L’Action écureuils prévoit d’installer les quatre premiers écuroducs du pays, mais il restait encore à savoir où les mettre. Natur&ëmwelt a donc demandé de l’aide à la population par l’intermédiaire du site et de l’appli inaturalist.lu, gérés par le musée national d’Histoire naturelle (natur musee). «Nous appelons toutes les personnes qui observent un écureuil à le signaler sur le site. Grâce à cette carte, nous avons des indications sur leur répartition qui nous permettent de choisir les endroits les plus appropriés pour installer les écuroducs.»

Bien sûr, ces observations ne remplacent pas un monitoring scientifique. Car logiquement, la majorité des écureuils aperçus se trouvent précisément là où les gens vivent et travaillent. Beaucoup ont été localisés dans Luxembourg et ses communes satellites, à Esch-sur-Alzette, Dudelange, Steinfort et ses environs, dans la Nordstad, à Wiltz… Mais finalement, c’est bien là que la circulation est la plus dense et donc là que les écuroducs seront les plus utiles.

(Photo DR)

L’emplacement de ces quatre écuroducs est déjà presque arrêté. Ils se trouveront sûrement à Dudelange, Contern, Walferdange et Luxembourg. Ils devraient être installés au cours de l’hiver ou du printemps prochain, mais si l’implantation des écuroducs est une opération technique qui ne pose aucun problème, obtenir toutes les autorisations est parfois loin d’être évident. Il faut contacter les propriétaires des terrains et les administrations et toutes ces signatures ne sont pas toujours faciles à obtenir.

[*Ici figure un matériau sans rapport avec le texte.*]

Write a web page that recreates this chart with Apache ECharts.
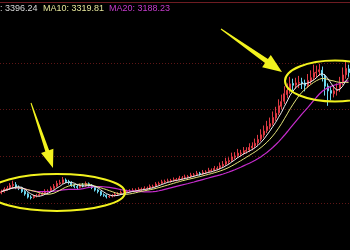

Et ensuite? Natur&ëmwelt espère que ces premiers exemples vont faire mouche et que les communes s’empareront du sujet. «Si elles sont intéressées, elles peuvent nous appeler et nous serons très contents de les aider», sourit Claudine Felten, qui indique que des demandes sont déjà arrivées. Avec les conseils de l’association, les services techniques seront tout à fait capables de les installer.

Natur&ëmwelt compte aussi beaucoup sur la popularité de l’animal pour sensibiliser la population à la protection des écosystèmes. «Nous allons travailler avec nos bénévoles dans tout le pays pour trouver d’autres endroits où les écuroducs seraient utiles. L’idéal, quand c’est possible, serait même de faire participer les écoles. Ce projet contient aussi un volet de sensibilisation qui est très important pour nous.»

Combien coûte un écuroduc ?

Donner la chance aux écureuils de traverser une route passante en sécurité ne devrait pas mettre les finances d’une commune dans le rouge. Claudine Felten, la présidente de natur&ëmwelt, fait les comptes : «La corde, à laquelle on ajoute le coût du travail et la caméra pour observer le passage des écureuils, revient à 2 000 euros environ».

En fait, le plus difficile est souvent la tâche en amont qui consiste à trouver les bons endroits, identifier les propriétaires des terrains, puis les convaincre et, enfin, obtenir les autorisations des services de l’État, dont l’administration des Ponts et Chaussées. «C’est tout l’intérêt de ce projet pilote, reconnaît Claudine Felten. Puisque nous sommes les premiers à installer des écuroducs, il y a tout à faire. Mais l’expérience emmagasinée nous permettra d’aller plus vite ensuite et de donner les bons conseils aux communes qui seront intéressées à leur tour.»